Cost Per Acquisition (CPA)
Definition
The total cost to acquire one paying customer, calculated by dividing total lead spend by the number of closed deals.
Understanding Cost Per Acquisition
Cost Per Acquisition (CPA) measures the total cost to acquire a completed action — typically a sale, enrollment, or signed contract. While sometimes used interchangeably with Customer Acquisition Cost, CPA in the lead industry more often refers to the advertising or marketing cost to generate a specific conversion event. In lead generation, CPA is the price an advertiser pays per completed lead form submission, per booked appointment, or per closed deal depending on the pricing model. A CPA model means the lead buyer only pays when a defined action occurs, shifting risk from the buyer to the seller.

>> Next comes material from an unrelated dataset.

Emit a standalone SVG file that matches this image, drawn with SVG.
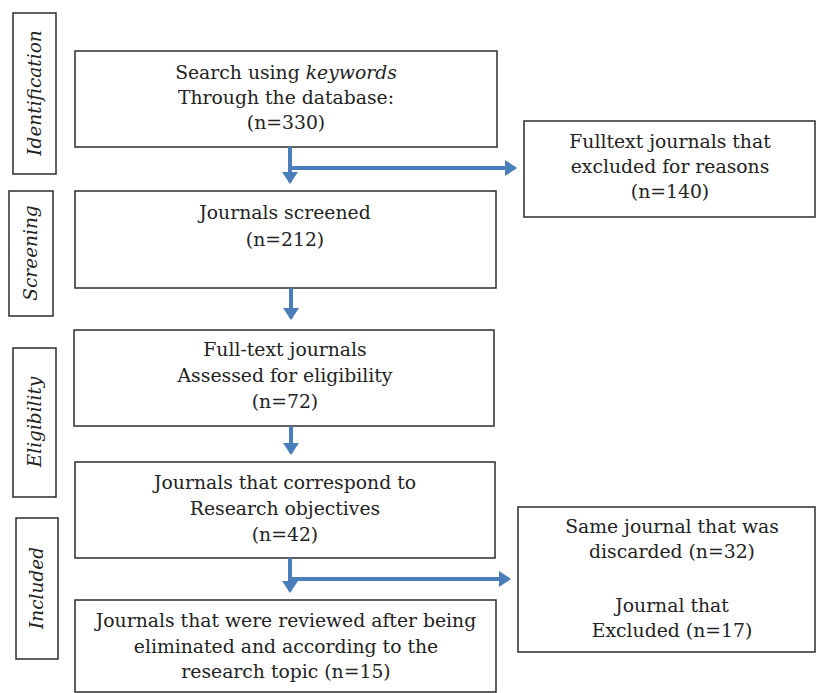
<svg xmlns="http://www.w3.org/2000/svg" width="817" height="693" viewBox="0 0 817 693">
<style>
.box{fill:#fff;stroke:#2b2b2b;stroke-width:1.5}
.t{font-family:"DejaVu Serif","Liberation Serif",serif;font-size:18.8px;fill:#222;text-anchor:middle}
.s{font-family:"DejaVu Serif","Liberation Serif",serif;font-size:18.5px;font-style:italic;fill:#222;text-anchor:middle}
.c{fill:none;stroke:#4a7ebb;stroke-width:4}
</style>
<defs>
<marker id="ah" markerWidth="4" markerHeight="4" refX="2.5" refY="2" orient="auto" markerUnits="strokeWidth">
<path d="M0,0 L3,2 L0,4 Z" fill="#4a7ebb"/>
</marker>
</defs>
<rect width="817" height="693" fill="#fff"/>
<g id="stage-identification"><rect class="box" x="13" y="13" width="43" height="161"/><text class="s" transform="translate(41,93) rotate(-90)">Identification</text></g>
<g id="stage-screening"><rect class="box" x="9" y="191" width="44" height="125"/><text class="s" transform="translate(37,253) rotate(-90)">Screening</text></g>
<g id="stage-eligibility"><rect class="box" x="13" y="348" width="43" height="149"/><text class="s" transform="translate(41,422) rotate(-90)">Eligibility</text></g>
<g id="stage-included"><rect class="box" x="16" y="518" width="42" height="141"/><text class="s" transform="translate(43,588) rotate(-90)">Included</text></g>
<g id="n1"><rect class="box" x="75" y="51" width="422" height="96"/><text class="t" x="286" y="79">Search using <tspan font-style="italic">keywords</tspan></text><text class="t" x="286" y="104">Through the database:</text><text class="t" x="286" y="129">(n=330)</text></g>
<g id="n2"><rect class="box" x="524" y="121" width="291" height="96"/><text class="t" x="670" y="148">Fulltext journals that</text><text class="t" x="670" y="173">excluded for reasons</text><text class="t" x="670" y="198">(n=140)</text></g>
<g id="n3"><rect class="box" x="75" y="191" width="421" height="97"/><text class="t" x="285" y="219">Journals screened</text><text class="t" x="285" y="246">(n=212)</text></g>
<g id="n4"><rect class="box" x="74" y="330" width="420" height="96"/><text class="t" x="285" y="356">Full-text journals</text><text class="t" x="285" y="382">Assessed for eligibility</text><text class="t" x="285" y="408">(n=72)</text></g>
<g id="n5"><rect class="box" x="75" y="462" width="420" height="96"/><text class="t" x="285" y="489">Journals that correspond to</text><text class="t" x="285" y="515">Research objectives</text><text class="t" x="285" y="541">(n=42)</text></g>
<g id="n6"><rect class="box" x="518" y="507" width="297" height="145"/><text class="t" x="672" y="533">Same journal that was</text><text class="t" x="672" y="558">discarded (n=32)</text><text class="t" x="672" y="612">Journal that</text><text class="t" x="672" y="637">Excluded (n=17)</text></g>
<g id="n7"><rect class="box" x="75" y="600" width="421" height="92"/><text class="t" x="286" y="627">Journals that were reviewed after being</text><text class="t" x="286" y="653">eliminated and according to the</text><text class="t" x="286" y="678">research topic (n=15)</text></g>
<g id="connectors">
<path class="c" d="M290,147 V182" marker-end="url(#ah)"/>
<path class="c" d="M290,168 H515" marker-end="url(#ah)"/>
<path class="c" d="M291,288 V318" marker-end="url(#ah)"/>
<path class="c" d="M291,426 V453" marker-end="url(#ah)"/>
<path class="c" d="M290,558 V591" marker-end="url(#ah)"/>
<path class="c" d="M290,579 H509" marker-end="url(#ah)"/>
</g>
</svg>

CPA pricing is the gold standard for lead buyers because it eliminates waste. You do not pay for impressions, clicks, or form abandons — you pay for results. However, CPA leads typically cost more per unit because the vendor absorbs the conversion risk. A click-based lead might cost $15, while a CPA-based lead from the same source might cost $35 because the vendor is guaranteeing a completed submission.
How It Works in Practice
In practice, CPA shows up in two main ways for insurance and mortgage professionals. First, when evaluating lead vendors, compare their effective CPA — not just their stated CPL. If Vendor A sells leads at $20 each but only 60 percent have valid contact information, your effective CPA for a contactable lead is $33.33. If Vendor B sells at $28 each but 90 percent are contactable, your effective CPA is $31.11. The seemingly cheaper leads are actually more expensive when measured by usable acquisition. Second, track your own CPA across channels. If aged leads cost $2 each and you convert 2 percent, your CPA is $100. If real-time leads cost $30 each and you convert 10 percent, your CPA is $300.

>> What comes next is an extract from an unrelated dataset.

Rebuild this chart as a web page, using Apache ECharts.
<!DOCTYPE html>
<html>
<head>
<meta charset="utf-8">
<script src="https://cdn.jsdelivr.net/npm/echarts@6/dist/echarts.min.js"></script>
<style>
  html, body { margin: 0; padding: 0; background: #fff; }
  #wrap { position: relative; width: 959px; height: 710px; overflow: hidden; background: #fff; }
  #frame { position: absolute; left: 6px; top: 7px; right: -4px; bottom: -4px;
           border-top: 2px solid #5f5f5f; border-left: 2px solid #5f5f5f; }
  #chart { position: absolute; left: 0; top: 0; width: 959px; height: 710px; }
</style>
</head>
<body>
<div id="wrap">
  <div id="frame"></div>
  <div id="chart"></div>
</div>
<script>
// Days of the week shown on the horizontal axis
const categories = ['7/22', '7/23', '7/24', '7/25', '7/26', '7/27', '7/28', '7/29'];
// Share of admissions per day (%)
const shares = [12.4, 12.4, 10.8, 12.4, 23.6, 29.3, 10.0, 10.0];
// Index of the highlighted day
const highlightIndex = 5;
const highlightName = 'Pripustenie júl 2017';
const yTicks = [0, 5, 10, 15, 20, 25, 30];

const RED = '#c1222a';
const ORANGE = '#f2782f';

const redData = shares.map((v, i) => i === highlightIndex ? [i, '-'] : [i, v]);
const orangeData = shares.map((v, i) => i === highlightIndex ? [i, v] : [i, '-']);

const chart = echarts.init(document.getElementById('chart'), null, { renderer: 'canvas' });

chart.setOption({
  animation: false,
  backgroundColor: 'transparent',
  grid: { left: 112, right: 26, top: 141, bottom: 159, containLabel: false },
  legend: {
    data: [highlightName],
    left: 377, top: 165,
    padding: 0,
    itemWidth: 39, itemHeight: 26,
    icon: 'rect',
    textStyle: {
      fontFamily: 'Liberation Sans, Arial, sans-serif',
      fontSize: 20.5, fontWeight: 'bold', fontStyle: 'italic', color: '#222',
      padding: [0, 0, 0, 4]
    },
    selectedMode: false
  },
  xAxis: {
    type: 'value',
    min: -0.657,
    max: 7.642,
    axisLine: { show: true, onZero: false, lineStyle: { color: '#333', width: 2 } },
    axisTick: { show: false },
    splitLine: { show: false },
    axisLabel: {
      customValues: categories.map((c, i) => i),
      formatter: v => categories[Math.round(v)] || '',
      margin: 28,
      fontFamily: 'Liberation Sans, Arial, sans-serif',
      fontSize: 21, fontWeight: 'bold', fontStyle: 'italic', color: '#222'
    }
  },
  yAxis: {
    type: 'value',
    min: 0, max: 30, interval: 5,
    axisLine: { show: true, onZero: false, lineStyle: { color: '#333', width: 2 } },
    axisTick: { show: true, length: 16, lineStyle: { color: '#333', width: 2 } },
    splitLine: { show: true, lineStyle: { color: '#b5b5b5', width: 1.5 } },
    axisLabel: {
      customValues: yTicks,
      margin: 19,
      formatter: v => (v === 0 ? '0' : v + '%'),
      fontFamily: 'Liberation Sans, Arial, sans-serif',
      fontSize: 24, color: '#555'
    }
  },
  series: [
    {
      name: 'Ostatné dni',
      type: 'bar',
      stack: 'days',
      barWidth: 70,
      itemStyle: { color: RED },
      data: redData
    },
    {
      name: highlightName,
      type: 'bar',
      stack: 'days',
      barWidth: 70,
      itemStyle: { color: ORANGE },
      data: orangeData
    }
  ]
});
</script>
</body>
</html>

Why It Matters for Aged Leads
CPA is the great equalizer between aged and real-time leads. Skeptics point to lower conversion rates on aged leads, but CPA tells the real story. Because aged leads cost 85-95 percent less than real-time leads, conversion rates can be significantly lower and still produce a superior CPA. The math consistently favors aged leads: even at one-fifth the conversion rate of real-time leads, aged leads deliver a lower CPA because the cost difference is so dramatic. Smart agents track CPA weekly by lead source and age band. The data almost always shows that 30-90 day aged leads produce the best CPA in any vertical — fresh enough to convert but discounted enough to generate margin.
Related Terms
Aged Lead
A consumer data record from someone who previously expressed interest in a product or service, typically 30-180+ days ago. Aged leads cost significantly less than real-time leads and are worked through personal outreach.
Real-Time Lead
A lead delivered to buyers within seconds or minutes of the consumer filling out a form. Real-time leads cost $15-$60+ and are often sold to multiple buyers simultaneously.
Exclusive Lead
A lead sold to only one buyer. Exclusive leads cost more but eliminate competition. Most aged leads are non-exclusive, meaning multiple agents may have the same record.
Shared Lead
A lead sold to multiple buyers simultaneously. Most real-time leads are shared among 3-8 buyers, creating a speed-to-call competition.
Lead Age
The number of days since a consumer originally submitted their information. Common age ranges are 30-60 days, 60-90 days, 90-180 days, and 180+ days. Fresher aged leads typically cost more but convert at higher rates.
Lead Source
The website, advertisement, or channel where a consumer originally submitted their information. Quality lead sources use clear opt-in forms and transparent disclosures.